John Douglas was beloved of all, for to all, no matter what their colour or creed, he offered his friendship. His faith in the future of Torres Strait was unshakable, and his admiration of nature's gifts to this region unbounded. To him everything was perfect, the mild and equable climate unequalled, the lovely prospects of island and sea unsurpassed, the varying types of humanity worthy of study in every way. In fact he clearly intimated in one of his lectures that he considered Torres Strait the modern counterpart of the old Garden of Eden, though Douglas himself must have recognised the presence of many a serpent. How different was his attitude from that of many living round these parts to-day, who regard themselves as exiles if separated from Collins Street or the Stock Exchange. To him, his islands and his sunny seas offered a thousand compensations for the strenuous life of cities, and be never scrupled to say so. Perhaps his faith in Thursday Island has not been wholly justified, but it remains as the ideal of a great and good man.
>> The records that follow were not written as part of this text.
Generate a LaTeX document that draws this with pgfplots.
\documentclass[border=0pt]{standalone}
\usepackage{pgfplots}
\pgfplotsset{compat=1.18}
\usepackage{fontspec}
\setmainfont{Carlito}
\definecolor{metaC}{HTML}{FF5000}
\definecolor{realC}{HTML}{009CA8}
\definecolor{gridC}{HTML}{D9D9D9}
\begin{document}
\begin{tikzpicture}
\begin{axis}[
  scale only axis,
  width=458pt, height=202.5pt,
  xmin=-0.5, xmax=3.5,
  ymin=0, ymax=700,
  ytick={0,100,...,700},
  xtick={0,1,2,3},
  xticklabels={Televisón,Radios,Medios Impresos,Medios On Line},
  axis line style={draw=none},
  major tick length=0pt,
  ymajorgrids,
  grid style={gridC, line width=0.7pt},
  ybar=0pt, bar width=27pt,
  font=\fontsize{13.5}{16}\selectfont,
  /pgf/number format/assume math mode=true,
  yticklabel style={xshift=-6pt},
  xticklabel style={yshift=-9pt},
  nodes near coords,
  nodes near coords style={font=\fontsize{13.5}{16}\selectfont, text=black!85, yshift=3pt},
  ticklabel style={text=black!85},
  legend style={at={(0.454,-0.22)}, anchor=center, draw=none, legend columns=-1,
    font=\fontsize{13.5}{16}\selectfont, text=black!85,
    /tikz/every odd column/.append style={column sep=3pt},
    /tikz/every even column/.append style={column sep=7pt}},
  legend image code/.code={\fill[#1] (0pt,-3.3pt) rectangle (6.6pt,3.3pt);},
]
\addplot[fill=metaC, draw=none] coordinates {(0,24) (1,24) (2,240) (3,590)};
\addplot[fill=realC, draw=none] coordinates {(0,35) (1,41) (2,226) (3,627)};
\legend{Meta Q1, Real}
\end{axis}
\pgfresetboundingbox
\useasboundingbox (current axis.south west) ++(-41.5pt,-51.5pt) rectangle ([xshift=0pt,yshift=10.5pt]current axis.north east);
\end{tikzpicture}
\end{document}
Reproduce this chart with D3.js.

Around the islands, among the amiable, though frail-minded natives of Torres Strait, John Douglas was thoroughly at home. His sympathy, love of justice, and knowledge of the various people therein, made him a beloved visitor, and to-day his memory is carefully cherished on many a distant palm-clad island beyond the ken of most Queenslanders. Had it been possible to invite the island people in to do honour to his name on the day of the ceremony there would have been an instant response, and the gathering at the graveside swelled by many who regarded him almost as a god, and certainly as a dear personal friend.
The simple ceremony that marked the Douglas centenary, was inaugurated by the local branch of the Royal Geographical Society of Australasia, which recently organised the jubilee celebrations at Thursday Island. In spite of showery weather, a little band of citizens, including some island folk, gathered at the cemetery towards sundown, and placed wreaths and bunches of flowers at the foot of the tall granite column, which marks the grave. A short address by the Mayor of Thursday Island (Mr. A. Conan) was listened to with great interest, and this was followed by a service in the Douglas Memorial Chapel, conducted by the vicar of the parish (the Rev. F. W. Slade).
The number that attended was not large, but it was marked by a sincere wish to do honour to the grand old man, who was known personally to many who were there. Everyone must have noted and carried away in their minds the little sentence that is engraved on the column; "Write me as one who loves his fellow men" - and no truer epitaph on John Douglas' life "and character could have been chosen.